━━━━━ INFORMATION SUPPLIED

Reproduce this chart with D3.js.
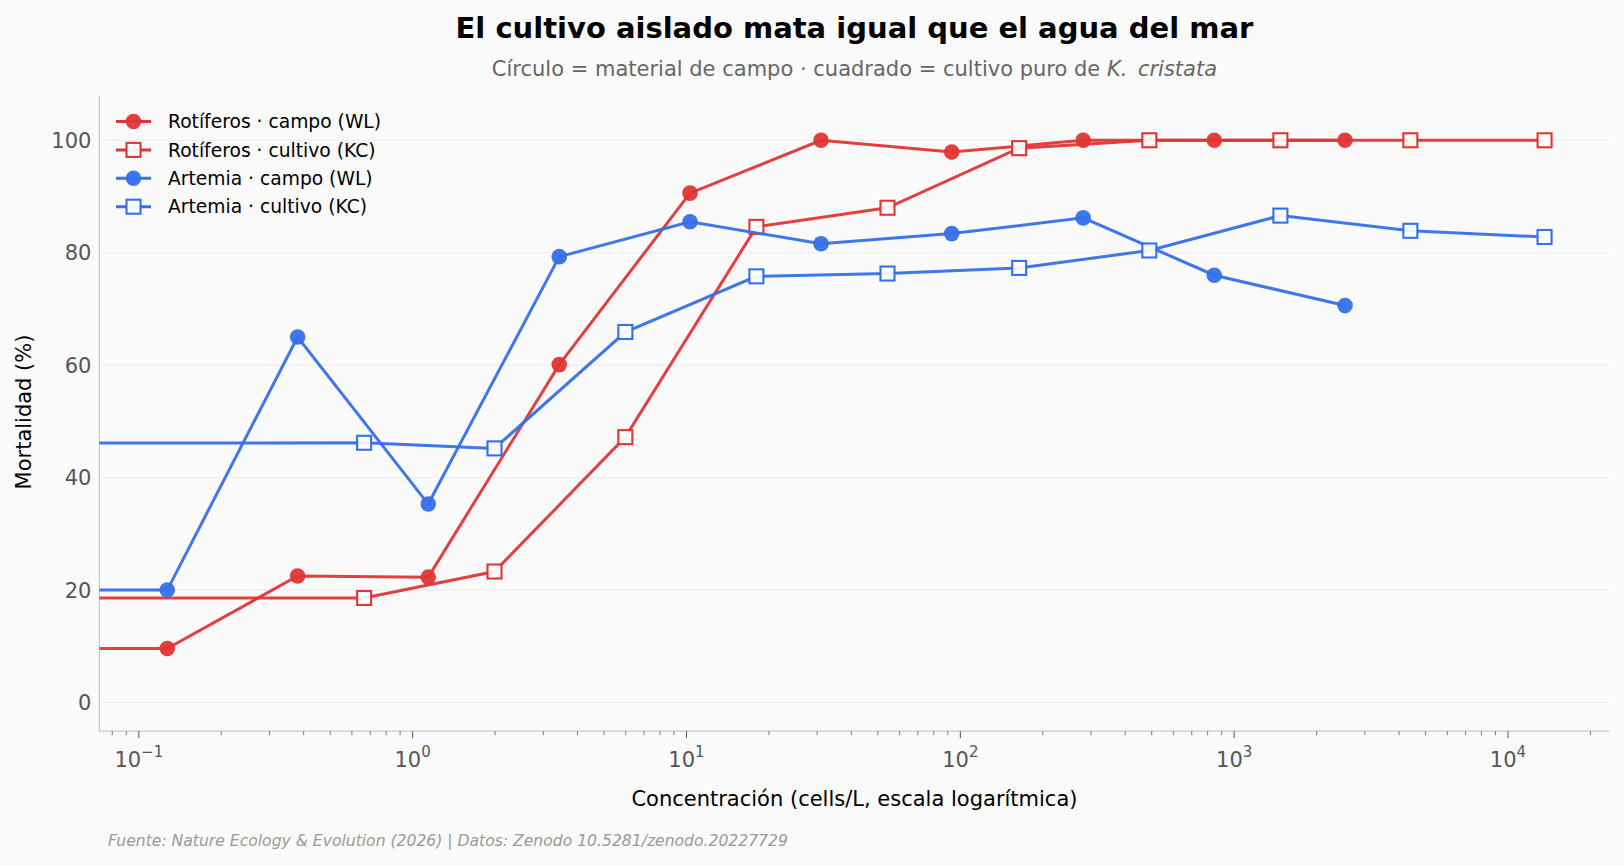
<!DOCTYPE html>
<html><head><meta charset="utf-8">
<script src="https://cdn.jsdelivr.net/npm/d3@7"></script>
<style>
html,body{margin:0;padding:0;background:#fafafa;}
svg{display:block;font-family:"DejaVu Sans",sans-serif;}
</style></head>
<body>
<svg id="chart" width="1624" height="865"></svg>
<script>
// ---- data ----
const controlConc = 0.01; // control (off-scale, clipped)
const concField = [0.127, 0.38, 1.14, 3.43, 10.3, 31.0, 93.0, 281, 846, 2540];
const concCulture = [0.665, 1.99, 5.98, 18.0, 54.2, 164, 490, 1475, 4400, 13600];
const rotField = [9.6, 22.5, 22.3, 60.1, 90.6, 100, 97.9, 100, 100, 100];
const rotFieldControl = 9.6;
const rotCulture = [18.6, 23.3, 47.2, 84.6, 88.0, 98.6, 100, 100, 100, 100];
const rotCultureControl = 18.6;
const artField = [20.0, 65.0, 35.3, 79.3, 85.5, 81.6, 83.4, 86.2, 76.0, 70.6];
const artFieldControl = 20.0;
const artCulture = [46.2, 45.2, 65.9, 75.8, 76.3, 77.3, 80.4, 86.6, 83.9, 82.8];
const artCultureControl = 46.1;
const seriesNames = ["Rotíferos · campo (WL)", "Rotíferos · cultivo (KC)", "Artemia · campo (WL)", "Artemia · cultivo (KC)"];
const yTicks = [0, 20, 40, 60, 80, 100];
const xTickExps = [-1, 0, 1, 2, 3, 4];
const titleText = "El cultivo aislado mata igual que el agua del mar";
const xLabel = "Concentración (cells/L, escala logarítmica)";
const yLabel = "Mortalidad (%)";
const footer = "Fuente: Nature Ecology & Evolution (2026) | Datos: Zenodo 10.5281/zenodo.20227729";

const RED = "#e03535", BLUE = "#3570e8";
const series = [
  {name: seriesNames[0], color: RED, shape: "circle", conc: [controlConc, ...concField], val: [rotFieldControl, ...rotField]},
  {name: seriesNames[1], color: RED, shape: "square", conc: [controlConc, ...concCulture], val: [rotCultureControl, ...rotCulture]},
  {name: seriesNames[2], color: BLUE, shape: "circle", conc: [controlConc, ...concField], val: [artFieldControl, ...artField]},
  {name: seriesNames[3], color: BLUE, shape: "square", conc: [controlConc, ...concCulture], val: [artCultureControl, ...artCulture]},
];

const svg = d3.select("#chart");
const L = 99.4, R = 1609.5, T = 95.3, B = 731.2;
const x = d3.scaleLog().domain([0.07179, 23477]).range([L, R]);
const y = d3.scaleLinear().domain([-5.1, 108]).range([B, T]);
const cx = (L + R) / 2;

svg.append("rect").attr("width", 1624).attr("height", 865).attr("fill", "#fafafa");

// title
svg.append("text").attr("x", cx).attr("y", 38).attr("text-anchor", "middle")
  .attr("font-size", 29).attr("font-weight", "bold").attr("fill", "#000").text(titleText);
const sub = svg.append("text").attr("x", cx).attr("y", 76).attr("text-anchor", "middle")
  .attr("font-size", 21).attr("fill", "#666");
sub.append("tspan").text("Círculo = material de campo · cuadrado = cultivo puro de ");
sub.append("tspan").attr("font-style", "italic").text("K.\u2002cristata");

// grid
svg.append("g").selectAll("line").data(yTicks).join("line")
  .attr("x1", L).attr("x2", R).attr("y1", d => y(d)).attr("y2", d => y(d))
  .attr("stroke", "#ebebeb").attr("stroke-width", 1);

// axes
const gx = svg.append("g").attr("transform", `translate(0,${B})`);
gx.append("line").attr("x1", L).attr("x2", R).attr("stroke", "#c8c8c8").attr("stroke-width", 1.2);
const minor = [];
for (let e = -2; e <= 4; e++) for (let m = 2; m <= 9; m++) { const v = m * Math.pow(10, e); if (v > x.domain()[0] && v < x.domain()[1]) minor.push(v); }
gx.selectAll("line.minor").data(minor).join("line").attr("class", "minor")
  .attr("x1", d => x(d)).attr("x2", d => x(d)).attr("y1", 0).attr("y2", 4)
  .attr("stroke", "#555").attr("stroke-width", 0.8);
const major = xTickExps.map(e => Math.pow(10, e));
gx.selectAll("line.major").data(major).join("line").attr("class", "major")
  .attr("x1", d => x(d)).attr("x2", d => x(d)).attr("y1", 0).attr("y2", 7)
  .attr("stroke", "#555").attr("stroke-width", 1);
const tl = gx.selectAll("text.tl").data(xTickExps).join("text").attr("class", "tl")
  .attr("x", d => x(Math.pow(10, d))).attr("y", 36).attr("text-anchor", "middle")
  .attr("font-size", 21).attr("fill", "#555");
tl.append("tspan").text("10");
tl.append("tspan").attr("dy", -10).attr("font-size", 15).text(d => d < 0 ? "\u2212" + Math.abs(d) : d);

const gy = svg.append("g");
gy.append("line").attr("x1", L).attr("x2", L).attr("y1", T).attr("y2", B).attr("stroke", "#c8c8c8").attr("stroke-width", 1.2);
gy.selectAll("text").data(yTicks).join("text")
  .attr("x", L - 8).attr("y", d => y(d)).attr("dy", "0.36em").attr("text-anchor", "end")
  .attr("font-size", 21).attr("fill", "#555").text(d => d);

svg.append("text").attr("x", cx).attr("y", 806).attr("text-anchor", "middle")
  .attr("font-size", 21).attr("fill", "#000").text(xLabel);
svg.append("text").attr("transform", `translate(31,412) rotate(-90)`).attr("text-anchor", "middle")
  .attr("font-size", 21).attr("fill", "#000").text(yLabel);
svg.append("text").attr("x", 108).attr("y", 846).attr("font-size", 15.6).attr("font-style", "italic")
  .attr("fill", "#999").text(footer);

// clip
svg.append("clipPath").attr("id", "clip").append("rect").attr("x", L).attr("y", T).attr("width", R - L).attr("height", B - T);
const plot = svg.append("g").attr("clip-path", "url(#clip)");

const line = d3.line().x(d => x(d[0])).y(d => y(d[1]));
function drawMarker(g, shape, color, px, py) {
  if (shape === "circle") {
    g.append("circle").attr("cx", px).attr("cy", py).attr("r", 7.8).attr("fill", color).attr("fill-opacity", 0.95);
  } else {
    g.append("rect").attr("x", px - 7).attr("y", py - 7).attr("width", 14).attr("height", 14)
      .attr("fill", "#fff").attr("fill-opacity", 0.92).attr("stroke", color).attr("stroke-width", 2.1);
  }
}
series.forEach(s => {
  const pts = s.conc.map((c, i) => [c, s.val[i]]);
  plot.append("path").datum(pts).attr("d", line).attr("fill", "none")
    .attr("stroke", s.color).attr("stroke-width", 3).attr("stroke-opacity", 0.95);
  const mg = plot.append("g");
  pts.slice(1).forEach(p => drawMarker(mg, s.shape, s.color, x(p[0]), y(p[1])));
});

// legend
const lg = svg.append("g");
series.forEach((s, i) => {
  const yy = 121.5 + i * 28.4;
  lg.append("line").attr("x1", 116).attr("x2", 151).attr("y1", yy).attr("y2", yy).attr("stroke", s.color).attr("stroke-width", 3);
  drawMarker(lg, s.shape, s.color, 133.5, yy);
  lg.append("text").attr("x", 168).attr("y", yy).attr("dy", "0.36em").attr("font-size", 18.7).attr("fill", "#000").text(s.name);
});
</script>
</body></html>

━━━━━━━━━━

PROBLEM REQUIREMENTS = Please take the lines from the beginning of the data above through the line holding "Nature Ecology &" and transcribe them exactly, without any pictures.

SOLUTION TO THE PROBLEM =
Reproduce this chart with D3.js.
<!DOCTYPE html>
<html><head><meta charset="utf-8">
<script src="https://cdn.jsdelivr.net/npm/d3@7"></script>
<style>
html,body{margin:0;padding:0;background:#fafafa;}
svg{display:block;font-family:"DejaVu Sans",sans-serif;}
</style></head>
<body>
<svg id="chart" width="1624" height="865"></svg>
<script>
// ---- data ----
const controlConc = 0.01; // control (off-scale, clipped)
const concField = [0.127, 0.38, 1.14, 3.43, 10.3, 31.0, 93.0, 281, 846, 2540];
const concCulture = [0.665, 1.99, 5.98, 18.0, 54.2, 164, 490, 1475, 4400, 13600];
const rotField = [9.6, 22.5, 22.3, 60.1, 90.6, 100, 97.9, 100, 100, 100];
const rotFieldControl = 9.6;
const rotCulture = [18.6, 23.3, 47.2, 84.6, 88.0, 98.6, 100, 100, 100, 100];
const rotCultureControl = 18.6;
const artField = [20.0, 65.0, 35.3, 79.3, 85.5, 81.6, 83.4, 86.2, 76.0, 70.6];
const artFieldControl = 20.0;
const artCulture = [46.2, 45.2, 65.9, 75.8, 76.3, 77.3, 80.4, 86.6, 83.9, 82.8];
const artCultureControl = 46.1;
const seriesNames = ["Rotíferos · campo (WL)", "Rotíferos · cultivo (KC)", "Artemia · campo (WL)", "Artemia · cultivo (KC)"];
const yTicks = [0, 20, 40, 60, 80, 100];
const xTickExps = [-1, 0, 1, 2, 3, 4];
const titleText = "El cultivo aislado mata igual que el agua del mar";
const xLabel = "Concentración (cells/L, escala logarítmica)";
const yLabel = "Mortalidad (%)";
const footer = "Fuente: Nature Ecology & Evolution (2026) | Datos: Zenodo 10.5281/zenodo.20227729";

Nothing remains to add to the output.